Stuyvesant High School’s Ongoing Project

July 7, 2026
By

The Abraham Lincoln Brigade, New York’s Volunteers

In the spring semester of 2020, the first thirty-three students completed biographical sketches that were published to a student-built website.

Stuyvesant High School teacher David Hanna declared his goal for students to compile biographical entries for each of the approximately 800 volunteers who went to Spain from New York City. He met with the editors of The Volunteer who ran an article about the project in the August 2020 issue. At that time, Hanna estimated that it would take 24 years to complete the project.

I recently followed up with Hanna to check in on the project. He graciously agreed to answer a few questions. He also suggested I contact Theadora Williams who also graciously accepted my request. Thea was a student in Hanna’s first seminar in the Spring of 2020. She along with the help of fellow student Angel Ortmann-Lee (credited as the designer) constructed the website.[i] Thea continues to support the project by maintaining and updating the site.

David Montgomery Hanna- History Teacher

Tell us a little about yourself? I teach history at Stuyvesant High School in Lower Manhattan. I grew up Maine, and first moved to New York to attend graduate school at NYU. I’m also a writer.

What prompted you to start the project? I’ve been interested in the Spanish Civil War since I was a kid, after seeing Pablo Picasso’s painting “Guernica”, in a book. Back in 2019 I proposed an elective course to the school’s cabinet, and my main pitch was that the Abraham Lincoln Brigade Archives were housed at the nearby Tamiment Library at NYU, and that students would be able to conduct original research due to this proximity.

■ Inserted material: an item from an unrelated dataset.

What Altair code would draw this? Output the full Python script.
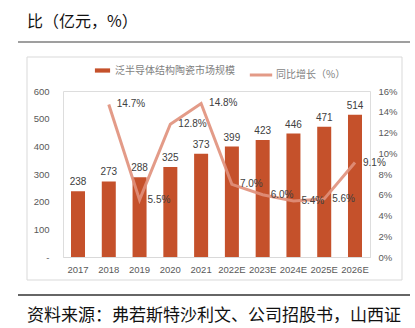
import altair as alt
import pandas as pd

years = ["2017", "2018", "2019", "2020", "2021", "2022E", "2023E", "2024E", "2025E", "2026E"]
market = [238, 273, 288, 325, 373, 399, 423, 446, 471, 514]
growth = [None, 14.7, 5.5, 12.8, 14.8, 7.0, 6.0, 5.4, 5.6, 9.1]

bar_name = "泛半导体结构陶瓷市场规模"
line_name = "同比增长（%）"
title_text = "比（亿元，%）"
source_text = "资料来源：弗若斯特沙利文、公司招股书，山西证"

df = pd.DataFrame({"year": years, "market": market, "growth": growth})
df["bar_s"] = bar_name
df["line_s"] = line_name
df["glabel"] = [("" if g is None else f"{g:.1f}%") for g in growth]
gdf = df.dropna(subset=["growth"])

FONT = "Noto Sans CJK SC"
NFONT = "Liberation Sans"
BAR_C = "#C5512B"
LINE_C = "#E0907B"

xenc = alt.X("year:N", sort=years, title=None,
             scale=alt.Scale(paddingInner=0.545, paddingOuter=0.26),
             axis=alt.Axis(labelAngle=0, ticks=False, domainColor="#D9D9D9", domainWidth=1,
                           labelColor="#595959", labelFontSize=9.5, labelPadding=7, labelFont=NFONT,
                           labelOverlap=False))

yleft = alt.Y("market:Q", title=None,
              scale=alt.Scale(domain=[0, 600]),
              axis=alt.Axis(values=[0, 100, 200, 300, 400, 500, 600], grid=False, ticks=False, domain=False,
                            labelExpr="datum.value == 0 ? '-' : datum.label", labelOverlap=False,
                            labelColor="#595959", labelFontSize=9.5, labelPadding=14, labelFont=NFONT))

yright = alt.Y("growth:Q", title=None,
               scale=alt.Scale(domain=[0, 16]),
               axis=alt.Axis(orient="right", values=[0, 2, 4, 6, 8, 10, 12, 14, 16], grid=False, ticks=False,
                             domain=False, labelExpr="datum.value + '%'", labelOverlap=False,
                             labelColor="#595959", labelFontSize=9.5, labelPadding=8, labelFont=NFONT))

bars = alt.Chart(df).mark_bar().encode(
    x=xenc,
    y=yleft,
    color=alt.Color("bar_s:N", title=None,
                    scale=alt.Scale(domain=[bar_name], range=[BAR_C]),
                    legend=alt.Legend(orient="none", legendX=31, legendY=-29,
                                      symbolType="M-1,-0.28H1V0.28H-1Z", symbolSize=230,
                                      labelFontSize=10, labelColor="#7F7F7F", labelFont=FONT,
                                      labelOffset=4)),
)

bar_text = alt.Chart(df).mark_text(baseline="bottom", dy=-4, fontSize=10, color="#404040", font=NFONT).encode(
    x=xenc,
    y=yleft,
    text=alt.Text("market:Q"),
)

line = alt.Chart(gdf).mark_line(strokeWidth=3, opacity=0.9).encode(
    x=xenc,
    y=yright,
    stroke=alt.Stroke("line_s:N", title=None,
                      scale=alt.Scale(domain=[line_name], range=[LINE_C]),
                      legend=alt.Legend(orient="none", legendX=185, legendY=-29,
                                        symbolType="stroke", symbolSize=500, symbolStrokeWidth=3,
                                        labelFontSize=10, labelColor="#7F7F7F", labelFont=FONT,
                                        labelOffset=2)),
)

line_text = alt.Chart(gdf).mark_text(align="left", baseline="middle", dx=8, fontSize=10,
                                     color="#404040", font=NFONT).encode(
    x=xenc,
    y=yright,
    text="glabel:N",
)

deco_df = pd.DataFrame({"a": [0]})
box = alt.Chart(deco_df).mark_rect(fill=None, stroke="#D9D9D9", strokeWidth=1).encode(
    x=alt.value(-36), x2=alt.value(339), y=alt.value(-34), y2=alt.value(189))
top_rule = alt.Chart(deco_df).mark_rule(color="#7F7F7F", strokeWidth=1.5).encode(
    x=alt.value(-45), x2=alt.value(347), y=alt.value(-49))
bot_rule = alt.Chart(deco_df).mark_rule(color="#333333", strokeWidth=1.5).encode(
    x=alt.value(-45), x2=alt.value(347), y=alt.value(204))
title_mark = alt.Chart(deco_df).mark_text(align="left", baseline="middle", fontSize=16, color="#111111",
                                          font=FONT, text=title_text).encode(
    x=alt.value(-36), y=alt.value(-69))
source_mark = alt.Chart(deco_df).mark_text(align="left", baseline="middle", fontSize=17, color="#111111",
                                           font=FONT, text=source_text).encode(
    x=alt.value(-36), y=alt.value(225))

left_layer = alt.layer(bars, bar_text)
right_layer = alt.layer(line, line_text)

chart = alt.layer(box, left_layer, right_layer, top_rule, bot_rule, title_mark, source_mark).resolve_scale(
    y="independent", color="independent", stroke="independent"
).properties(
    width=307, height=166,
    autosize=alt.AutoSizeParams(type="none"),
    padding={"left": 63, "top": 91, "right": 45, "bottom": 71},
).configure_view(stroke=None).configure(background="white")

chart.save("out.html", embed_options={"renderer": "svg", "actions": False})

What type of lesson do you do to introduce the students to the period and the project? It’s the entire semester-long course, really. We start with socialism, communism, anarchism, and fascism; then examine these ideologies in the political context of the 1920’s and 1930’s. Those were radical times, and New Yorkers, and Americans more broadly, were affected by them. Knowing what we know now about Stalin and the purges, and Hitler and the Holocaust, it’s hard for us to see the appeal, but back then these things either were concealed or had yet to occur. Those that volunteered to go to Spain to help defend the Republic were both very far-sighted (about the threat posed by Hitler) and very naive (about what Stalin really was). For the record, I am not a communist, and I do not support communism. I am an American, who believes in democracy.

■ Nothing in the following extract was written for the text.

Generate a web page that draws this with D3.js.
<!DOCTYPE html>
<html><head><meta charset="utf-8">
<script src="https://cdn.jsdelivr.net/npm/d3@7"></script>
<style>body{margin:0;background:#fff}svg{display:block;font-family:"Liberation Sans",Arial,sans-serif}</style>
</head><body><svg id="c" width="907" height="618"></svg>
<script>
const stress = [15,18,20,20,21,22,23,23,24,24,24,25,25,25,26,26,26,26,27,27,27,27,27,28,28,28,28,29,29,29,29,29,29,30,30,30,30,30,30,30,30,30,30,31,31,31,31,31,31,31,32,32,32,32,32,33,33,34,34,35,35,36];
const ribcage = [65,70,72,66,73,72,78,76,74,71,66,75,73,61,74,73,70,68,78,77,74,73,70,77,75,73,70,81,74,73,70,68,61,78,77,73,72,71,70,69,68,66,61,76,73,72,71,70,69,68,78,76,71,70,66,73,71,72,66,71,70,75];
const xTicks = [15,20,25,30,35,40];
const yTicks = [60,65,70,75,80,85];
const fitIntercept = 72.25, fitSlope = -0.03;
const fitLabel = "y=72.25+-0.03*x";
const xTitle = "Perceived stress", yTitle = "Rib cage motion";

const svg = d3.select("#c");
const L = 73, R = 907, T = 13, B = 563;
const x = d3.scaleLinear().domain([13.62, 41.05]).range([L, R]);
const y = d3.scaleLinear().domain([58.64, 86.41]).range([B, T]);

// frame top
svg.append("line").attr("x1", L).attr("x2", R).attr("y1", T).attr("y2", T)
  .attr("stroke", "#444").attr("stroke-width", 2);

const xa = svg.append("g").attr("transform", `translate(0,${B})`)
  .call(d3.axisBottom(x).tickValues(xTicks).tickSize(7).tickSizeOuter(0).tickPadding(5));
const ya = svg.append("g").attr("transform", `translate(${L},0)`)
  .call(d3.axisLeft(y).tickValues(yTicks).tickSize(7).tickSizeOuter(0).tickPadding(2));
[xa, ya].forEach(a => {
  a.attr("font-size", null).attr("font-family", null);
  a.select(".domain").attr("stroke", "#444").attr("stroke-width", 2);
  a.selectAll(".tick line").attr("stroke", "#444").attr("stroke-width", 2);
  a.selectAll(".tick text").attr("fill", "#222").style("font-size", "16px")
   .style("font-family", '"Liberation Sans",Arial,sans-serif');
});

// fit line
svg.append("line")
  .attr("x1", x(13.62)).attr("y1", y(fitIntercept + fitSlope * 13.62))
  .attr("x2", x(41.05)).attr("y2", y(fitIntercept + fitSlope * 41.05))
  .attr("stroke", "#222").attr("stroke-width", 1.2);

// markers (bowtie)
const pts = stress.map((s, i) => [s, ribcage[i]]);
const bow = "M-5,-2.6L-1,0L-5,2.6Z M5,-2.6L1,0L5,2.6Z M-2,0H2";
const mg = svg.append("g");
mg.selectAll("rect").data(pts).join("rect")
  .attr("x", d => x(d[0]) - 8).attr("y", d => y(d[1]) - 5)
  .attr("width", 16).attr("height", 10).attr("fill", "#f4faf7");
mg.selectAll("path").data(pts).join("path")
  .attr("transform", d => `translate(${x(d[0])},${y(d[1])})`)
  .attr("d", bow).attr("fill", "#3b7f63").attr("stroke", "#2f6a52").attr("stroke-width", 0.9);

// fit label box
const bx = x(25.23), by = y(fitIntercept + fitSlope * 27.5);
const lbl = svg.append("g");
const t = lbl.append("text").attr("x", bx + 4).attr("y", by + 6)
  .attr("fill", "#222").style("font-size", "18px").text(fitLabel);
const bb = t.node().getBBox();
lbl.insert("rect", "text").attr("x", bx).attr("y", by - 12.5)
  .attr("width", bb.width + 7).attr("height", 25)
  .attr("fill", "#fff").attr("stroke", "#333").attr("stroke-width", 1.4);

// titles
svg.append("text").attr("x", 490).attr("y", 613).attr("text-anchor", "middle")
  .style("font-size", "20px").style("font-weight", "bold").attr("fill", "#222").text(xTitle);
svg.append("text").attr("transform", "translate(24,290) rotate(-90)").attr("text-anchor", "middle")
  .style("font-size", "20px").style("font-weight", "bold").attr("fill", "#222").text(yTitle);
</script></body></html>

How do the students select the volunteer they research and write about? They don’t. I assign them one randomly.

What are some of the challenges the students run into researching the volunteers? Many of these volunteers have very little on them. They “fly beneath the radar screen” of history. These, in fact, are the most important, because (as I emphasize to my students) if “you don’t do a bang up job”, then their stories might fade permanently into historical obscurity. The students have a big responsibility to dig, and then dig more, to structure a narrative, even if a lot of it winds up being contextual.

What type of feedback have you received from the students on the project? For many, they have found it to be one of the most rewarding things they’ve done in their entire time in high school. It becomes personal for many students, that’s the only way I can explain it.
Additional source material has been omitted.